(Entries with chart source code)
------------------------------------------------------------
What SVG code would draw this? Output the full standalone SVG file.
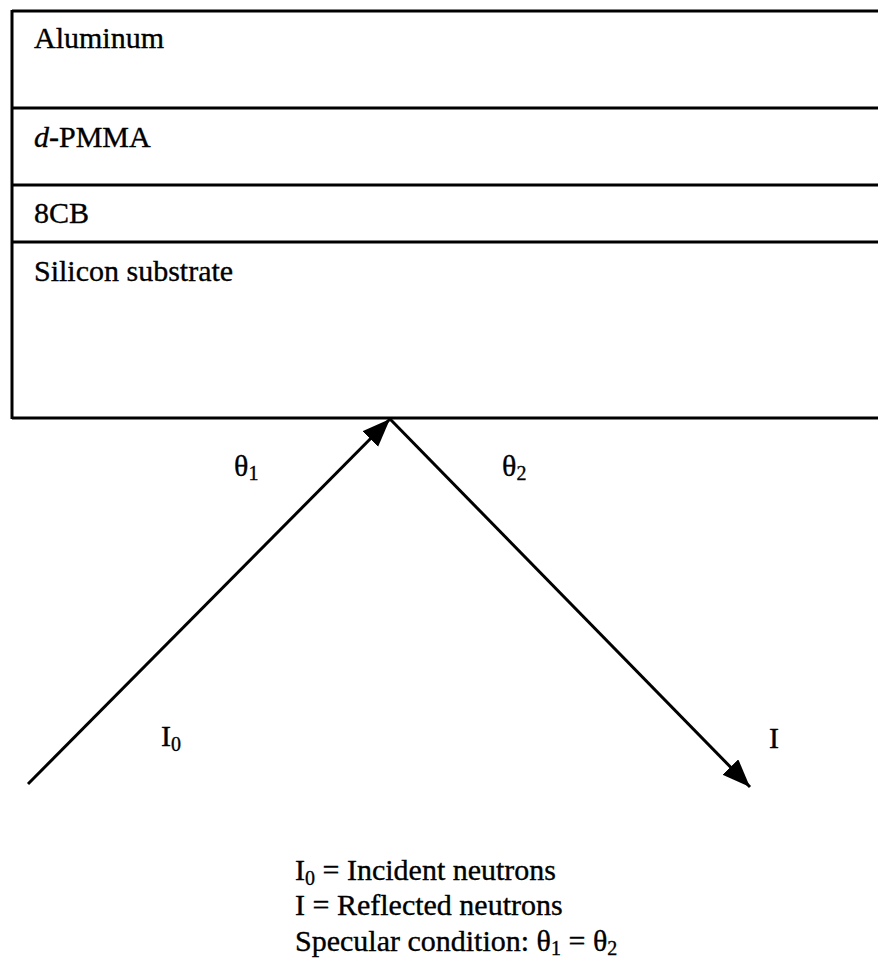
<svg xmlns="http://www.w3.org/2000/svg" width="878" height="965" viewBox="0 0 878 965">
<style>
text{font-family:"Liberation Serif","Times New Roman",serif;font-size:30px;fill:#000;stroke:#000;stroke-width:0.35}
.ln{stroke:#000;stroke-width:3;fill:none}
.sub{font-size:20px}
</style>
<defs>
<marker id="ah" markerUnits="userSpaceOnUse" markerWidth="30" markerHeight="24" refX="28" refY="11" orient="auto">
<path d="M0,0 L28,11 L0,22 Z" fill="#000"/>
</marker>
</defs>
<rect width="878" height="965" fill="#fff"/>
<g id="layers">
<line class="ln" x1="12" y1="11" x2="878" y2="11"/>
<line class="ln" x1="12" y1="108" x2="878" y2="108"/>
<line class="ln" x1="12" y1="185" x2="878" y2="185"/>
<line class="ln" x1="12" y1="242" x2="878" y2="242"/>
<line class="ln" x1="12" y1="418" x2="878" y2="418"/>
<line class="ln" x1="12" y1="10" x2="12" y2="419"/>
</g>
<g id="aluminum"><text x="34" y="48">Aluminum</text></g>
<g id="dpmma"><text x="34" y="147"><tspan font-style="italic">d</tspan>-PMMA</text></g>
<g id="cb8"><text x="34" y="223">8CB</text></g>
<g id="silicon"><text x="34" y="281">Silicon substrate</text></g>
<g id="connectors">
<line class="ln" x1="28" y1="784" x2="390" y2="419" marker-end="url(#ah)"/>
<line class="ln" x1="390" y1="419" x2="750" y2="787" marker-end="url(#ah)"/>
</g>
<g id="labels">
<text x="234" y="476">θ<tspan class="sub" dy="4">1</tspan></text>
<text x="502" y="476">θ<tspan class="sub" dy="4">2</tspan></text>
<text x="161" y="746">I<tspan class="sub" dy="5">0</tspan></text>
<text x="769" y="748">I</text>
</g>
<g id="legend">
<text x="295" y="880">I<tspan class="sub" dy="5">0</tspan><tspan dy="-5"> = Incident neutrons</tspan></text>
<text x="295" y="915">I = Reflected neutrons</text>
<text x="295" y="951">Specular condition:  θ<tspan class="sub" dy="4">1</tspan><tspan dy="-4"> = θ</tspan><tspan class="sub" dy="4">2</tspan></text>
</g>
</svg>
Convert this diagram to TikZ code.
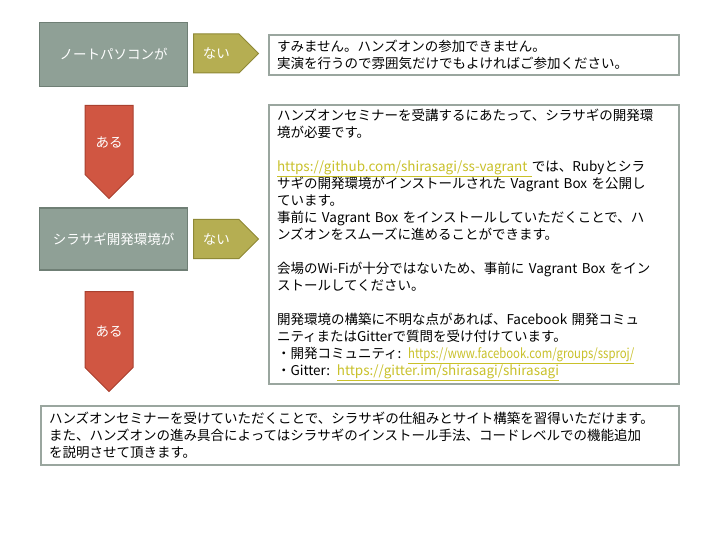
------------------------------------------------------------
Direction: Copy the records above exactly. The pictures are not part of the copy.

Response to the task:
What SVG code would draw this? Output the full standalone SVG file.
<svg xmlns="http://www.w3.org/2000/svg" width="878" height="965" viewBox="0 0 878 965">
<style>
text{font-family:"Liberation Serif","Times New Roman",serif;font-size:30px;fill:#000;stroke:#000;stroke-width:0.35}
.ln{stroke:#000;stroke-width:3;fill:none}
.sub{font-size:20px}
</style>
<defs>
<marker id="ah" markerUnits="userSpaceOnUse" markerWidth="30" markerHeight="24" refX="28" refY="11" orient="auto">
<path d="M0,0 L28,11 L0,22 Z" fill="#000"/>
</marker>
</defs>
<rect width="878" height="965" fill="#fff"/>
<g id="layers">
<line class="ln" x1="12" y1="11" x2="878" y2="11"/>
<line class="ln" x1="12" y1="108" x2="878" y2="108"/>
<line class="ln" x1="12" y1="185" x2="878" y2="185"/>
<line class="ln" x1="12" y1="242" x2="878" y2="242"/>
<line class="ln" x1="12" y1="418" x2="878" y2="418"/>
<line class="ln" x1="12" y1="10" x2="12" y2="419"/>
</g>
<g id="aluminum"><text x="34" y="48">Aluminum</text></g>
<g id="dpmma"><text x="34" y="147"><tspan font-style="italic">d</tspan>-PMMA</text></g>
<g id="cb8"><text x="34" y="223">8CB</text></g>
<g id="silicon"><text x="34" y="281">Silicon substrate</text></g>
<g id="connectors">
<line class="ln" x1="28" y1="784" x2="390" y2="419" marker-end="url(#ah)"/>
<line class="ln" x1="390" y1="419" x2="750" y2="787" marker-end="url(#ah)"/>
</g>
<g id="labels">
<text x="234" y="476">θ<tspan class="sub" dy="4">1</tspan></text>
<text x="502" y="476">θ<tspan class="sub" dy="4">2</tspan></text>
<text x="161" y="746">I<tspan class="sub" dy="5">0</tspan></text>
<text x="769" y="748">I</text>
</g>
<g id="legend">
<text x="295" y="880">I<tspan class="sub" dy="5">0</tspan><tspan dy="-5"> = Incident neutrons</tspan></text>
<text x="295" y="915">I = Reflected neutrons</text>
<text x="295" y="951">Specular condition:  θ<tspan class="sub" dy="4">1</tspan><tspan dy="-4"> = θ</tspan><tspan class="sub" dy="4">2</tspan></text>
</g>
</svg>
Convert this diagram to TikZ code.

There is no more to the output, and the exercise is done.